Little of the story was revealed during Chapter 1, though it certainly had a dark, mysterious feel. My primary playable character was a Devourer: an apparition that can control the souls of those it encounters. As a Devourer, I could only exist in the shadow world, which meant most physical objects and characters could not be interacted with. Conversely, certain areas that couldn't be accessed in the physical world, such as broken bridges or crumbled doors, could be easily passed by.
Early on, I had a choice between three (only two so far in the early access version I played) dead adventurers who I could "reanimate" and control: a warrior, archer or mage. With a physical body, I was then able to swap back and forth between puppet and Devourer in order to move between the shadow and material worlds. If a puppet died, I could revive it by expending the souls of enemies I'd defeated. If the Devourer died, it was game over. As I progressed through Chapter 1, I obtained a couple of other puppets to use, but in the early access version, they had no skills and were effectively useless.
Collecting and using souls functioned as a healing system for all characters. Each time I killed an enemy, I gained a certain number of souls. By holding spacebar, I could then use them to heal or revive a character. It's a clever idea, but Shadows wanted me to rely on this mechanic far too often. As a result, enemies dealt incredibly high amounts of damage, forcing me to stop and heal frequently. It made me feel weak and significantly slowed down my progress. When I ran out of souls, I would literally leave my game and go get a drink while my health regeneration ring slowly topped me back up instead.
Aside from the Devourer/puppet switching, Shadows played much like fellow action RPG titles Diablo and Torchlight. Battles took place in real time and involved clicking on your target incessantly to attack. There was a wide variety of skills for each playable character (including the Devourer), and new ones could be learned with points as I levelled up. Interestingly, two of the three different skills trees each character had were associated with a particular weapon. Archer Jasker, for example, had access to different skills depending on whether he had a light or heavy bow equipped, which was great for customisation.
Equipment was hard to come by though; very little was picked up from chests and crates, and what you could buy from merchants was far too pricey. There were a few unoriginal fetch side-quests to complete, but even they provided meagre monetary rewards. A better balance between drops and equipment cost will hopefully be implemented before a full release.
While the visuals are pleasing to the eye, they're not astounding enough to warrant the toll the game took on my mid-range PC. Even on the lowest possible graphics settings, my frame rate was a little jumpy. This made combat more difficult than it needed to be, and I often had to click something twice for it to register. I've heard from others, however, that even with a stable framerate, the game and animation felt sluggish.

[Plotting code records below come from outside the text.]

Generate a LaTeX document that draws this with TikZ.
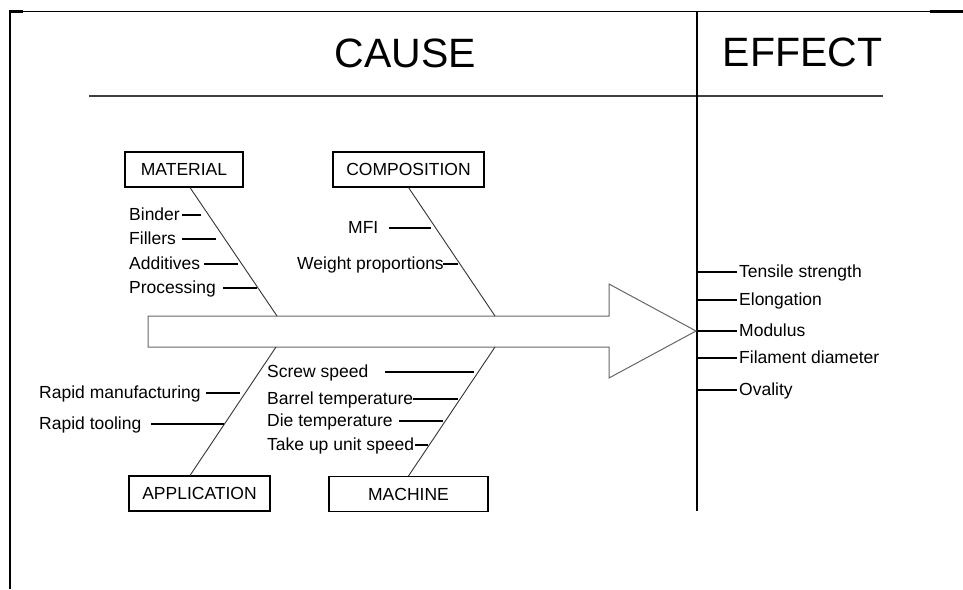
\documentclass[tikz,border=0pt]{standalone}
\usepackage{fontspec}
\setmainfont{Liberation Sans}

\begin{document}
\begin{tikzpicture}[x=1pt,y=-1pt,
		lbl/.style={anchor=west,inner sep=0pt,text height=12.5pt,text depth=2.5pt,font=\fontsize{17.5}{21}\selectfont},
		catbox/.style={draw,line width=1.1pt,inner sep=0pt,minimum height=35pt,font=\fontsize{17.5}{21}\selectfont},
		heading/.style={anchor=base,inner sep=0pt,font=\fontsize{41}{48}\selectfont},
		bone/.style={draw=black!80,line width=0.9pt},
		twig/.style={line width=1.1pt}]
		\useasboundingbox (0,0) rectangle (963,589);
		\draw[line width=2.5pt] (10,10) -- (10,589);
		\draw[line width=1pt] (10,11) -- (963,11);
		\draw[line width=2.2pt] (10,11.5) -- (23,11.5) (930,11.5) -- (963,11.5);
		\coordinate (divtop) at (697,11);
		\coordinate (divbot) at (697,511);
		\node[heading] (cause) at (405.5,67) {CAUSE};
		\node[heading] (effect) at (802.5,66) {EFFECT};
		\draw[line width=1.4pt,black!75] (89,96) -- (883,96);
		\draw[line width=1.4pt] (divtop) -- (divbot);
		\coordinate (tip) at (696,331);
		\draw[draw=black!60,line width=1pt] (148,316) -- (609,316) -- (609,284) -- (tip)
			-- (609,378) -- (609,347) -- (148,347) -- cycle;
		\coordinate (matfoot) at (277,316);
		\coordinate (compfoot) at (495,316);
		\coordinate (appfoot) at (276,347);
		\coordinate (machfoot) at (495,347);
		\node[catbox,minimum width=118pt] (mat) at (184,169.5) {MATERIAL};
		\node[catbox,minimum width=151pt] (comp) at (408.5,169.5) {COMPOSITION};
		\node[catbox,minimum width=141pt] (app) at (199.5,493.5) {APPLICATION};
		\node[catbox,minimum width=159pt] (mach) at (408.5,494) {MACHINE};
		\draw[bone] ([xshift=6pt]mat.south) -- (matfoot);
		\draw[bone] (comp.south) -- (compfoot);
		\draw[bone] ([xshift=-9.5pt]app.north) -- (appfoot);
		\draw[bone] (mach.north) -- (machfoot);
		\foreach \nm/\txt/\x/\y/\xa/\xb in {
			binder/Binder/129/215/182/201,
			fillers/Fillers/129/239/182/216,
			additives/Additives/129/264/204/238,
			processing/Processing/129/288/223/257,
			mfi/MFI/348/228/389/431,
			weight/Weight proportions/297/264/443/458,
			screw/Screw speed/267/372/385/474,
			barrel/Barrel temperature/267/399/413/458,
			die/Die temperature/267/421/399/443,
			takeup/Take up unit speed/267/445/415/428,
			rapman/Rapid manufacturing/39/393/206/240,
			raptool/Rapid tooling/39/424/151/224}{
			\node[lbl] (\nm) at (\x,\y) {\txt};
			\draw[twig] (\nm.east -| \xa,0) -- (\nm.east -| \xb,0);
		}
		\foreach \nm/\txt/\y in {tensile/Tensile strength/272,elong/Elongation/300,
			modulus/Modulus/331,diam/Filament diameter/358,ovality/Ovality/390}{
			\node[lbl] (\nm) at (739,\y) {\txt};
			\draw[twig] (\nm.west -| divtop) -- ([xshift=-2pt]\nm.west);
		}
	\end{tikzpicture}
\end{document}
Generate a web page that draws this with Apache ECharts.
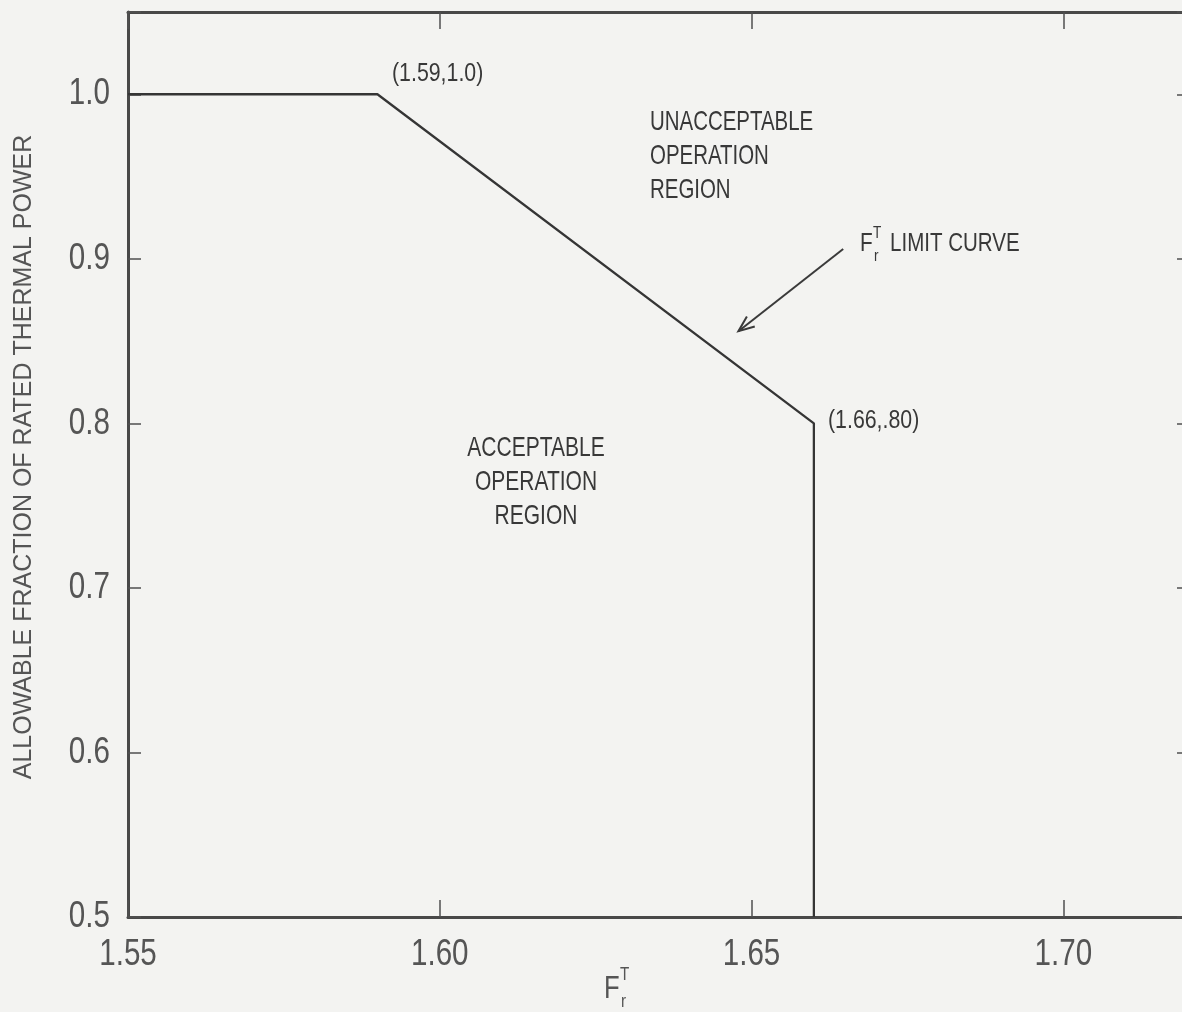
<!DOCTYPE html>
<html>
<head>
<meta charset="utf-8">
<script src="https://cdn.jsdelivr.net/npm/echarts@6/dist/echarts.min.js"></script>
<style>
  html, body { margin: 0; padding: 0; background: #f3f3f1; }
  #chart { width: 1182px; height: 1012px; }
</style>
</head>
<body>
<div id="chart"></div>
<script>
// ---- data ----
const limitX = [1.55, 1.59, 1.66, 1.66];
const limitY = [1.0, 1.0, 0.80, 0.50];
const xTickLabels = ['1.55', '1.60', '1.65', '1.70'];
const yTickLabels = ['0.5', '0.6', '0.7', '0.8', '0.9', '1.0'];
const yAxisTitle = 'ALLOWABLE FRACTION OF RATED THERMAL POWER';
const pointLabels = ['(1.59,1.0)', '(1.66,.80)'];
const regionUpper = ['UNACCEPTABLE', 'OPERATION', 'REGION'];
const regionLower = ['ACCEPTABLE', 'OPERATION', 'REGION'];
const arrowFrom = [1.6647, 0.906];
const arrowTo = [1.6479, 0.856];

const FONT = "'Liberation Sans', Arial, Helvetica, sans-serif";

const chart = echarts.init(document.getElementById('chart'), null, { renderer: 'canvas' });

const axisLineStyle = { color: '#484848', width: 3 };
const tickStyle = { color: '#505050', width: 1.5 };

chart.setOption({
  backgroundColor: '#f3f3f1',
  animation: false,
  grid: { left: 128, top: 12, bottom: 95, right: -6, containLabel: false, outerBoundsMode: 'none' },
  xAxis: [
    {
      type: 'value', min: 1.55, max: 1.72, interval: 0.05, position: 'bottom',
      axisLine: { show: true, lineStyle: axisLineStyle },
      axisTick: { show: true, inside: true, length: 17, lineStyle: tickStyle },
      axisLabel: { show: false },
      splitLine: { show: false }
    },
    {
      type: 'value', min: 1.55, max: 1.72, interval: 0.05, position: 'top',
      axisLine: { show: true, lineStyle: axisLineStyle },
      axisTick: { show: true, inside: true, length: 17, lineStyle: tickStyle },
      axisLabel: { show: false },
      splitLine: { show: false }
    }
  ],
  yAxis: [
    {
      type: 'value', min: 0.5, max: 1.05, interval: 0.1, position: 'left',
      axisLine: { show: true, lineStyle: axisLineStyle },
      axisTick: { show: true, inside: true, length: 13, lineStyle: tickStyle },
      axisLabel: { show: false },
      splitLine: { show: false }
    },
    {
      type: 'value', min: 0.5, max: 1.05, interval: 0.1, position: 'right',
      axisLine: { show: true, lineStyle: axisLineStyle },
      axisTick: { show: true, inside: true, length: 11, lineStyle: tickStyle },
      axisLabel: { show: false },
      splitLine: { show: false }
    }
  ],
  series: [
    {
      type: 'line',
      xAxisIndex: 0, yAxisIndex: 0,
      data: limitX.map((x, i) => [x, limitY[i]]),
      symbol: 'none',
      lineStyle: { color: '#353535', width: 2.3 },
      z: 3
    }
  ]
});

// ---- text & annotations, placed through the chart's own scales ----
const P = (pt) => chart.convertToPixel({ xAxisIndex: 0, yAxisIndex: 0 }, pt);
const origin = P([1.55, 0.5]);   // bottom-left corner of the plot

function txt(x, y, text, size, opt) {
  opt = opt || {};
  return {
    type: 'text', x: x, y: y, scaleX: opt.sx || 0.8, rotation: opt.rot || 0, z: 10,
    style: {
      text: text, font: size + 'px ' + FONT, fill: opt.fill || '#383838',
      textAlign: opt.align || 'left', textVerticalAlign: opt.valign || 'middle',
      lineHeight: opt.lh
    }
  };
}

const graphics = [];
// tick labels
xTickLabels.forEach(function (s) {
  const p = P([parseFloat(s), 0.5]);
  graphics.push(txt(p[0], origin[1] + 38, s, 37, { align: 'center', fill: '#555', sx: 0.8 }));
});
yTickLabels.forEach(function (s) {
  const p = P([1.55, parseFloat(s)]);
  graphics.push(txt(origin[0] - 18, p[1], s, 37, { align: 'right', fill: '#555', sx: 0.8 }));
});

// y axis title (rotated)
graphics.push(txt(24, 457, yAxisTitle, 25, { align: 'center', fill: '#555', sx: 1, rot: Math.PI / 2 }));

// point labels and region labels
graphics.push(txt(392, 74, pointLabels[0], 26, { sx: 0.82 }));
graphics.push(txt(828, 421, pointLabels[1], 26, { sx: 0.82 }));
graphics.push(txt(650, 105, regionUpper.join('\n'), 28, { valign: 'top', lh: 34, sx: 0.73 }));
graphics.push(txt(536, 431, regionLower.join('\n'), 28, { valign: 'top', lh: 34, sx: 0.75, align: 'center' }));

// F_r^T LIMIT CURVE
graphics.push(txt(860, 244, 'F', 26, { sx: 0.8 }));
graphics.push(txt(873, 233, 'T', 17, { sx: 0.8 }));
graphics.push(txt(874, 256, 'r', 17, { sx: 0.8 }));
graphics.push(txt(890, 244, 'LIMIT CURVE', 26, { sx: 0.79 }));

// x axis name F_r^T
graphics.push(txt(604, 989, 'F', 32, { fill: '#555', sx: 0.8 }));
graphics.push(txt(620, 975, 'T', 19, { fill: '#555', sx: 0.8 }));
graphics.push(txt(621, 1002, 'r', 19, { fill: '#555', sx: 0.8 }));

// arrow
const a0 = P(arrowFrom), a1 = P(arrowTo);
const dx = a0[0] - a1[0], dy = a0[1] - a1[1];
const len = Math.sqrt(dx * dx + dy * dy);
const ux = dx / len, uy = dy / len;
const headLen = 17, ang = 22 * Math.PI / 180;
function rot(x, y, a) { return [x * Math.cos(a) - y * Math.sin(a), x * Math.sin(a) + y * Math.cos(a)]; }
const h1 = rot(ux, uy, ang), h2 = rot(ux, uy, -ang);
graphics.push({ type: 'line', shape: { x1: a0[0], y1: a0[1], x2: a1[0], y2: a1[1] }, style: { stroke: '#3a3a3a', lineWidth: 2 } });
graphics.push({ type: 'polyline', shape: { points: [[a1[0] + h1[0] * headLen, a1[1] + h1[1] * headLen], [a1[0], a1[1]], [a1[0] + h2[0] * headLen, a1[1] + h2[1] * headLen]] }, style: { stroke: '#3a3a3a', lineWidth: 2, fill: null } });

chart.setOption({ graphic: graphics });
</script>
</body>
</html>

At this early stage, it's hard to recommend Shadows at its high purchase price. It's an intriguing and potentially engaging game, but there's not yet enough content and still too many technical issues. Considering some characters can't be played, there's missing voice acting (though what's there is voiced by Tom Baker!), and there's only a few hours of content, it's worth keeping Shadows on your watch list rather than your wishlist. But keep it on there, because devouring the souls of enemies has plenty of potential.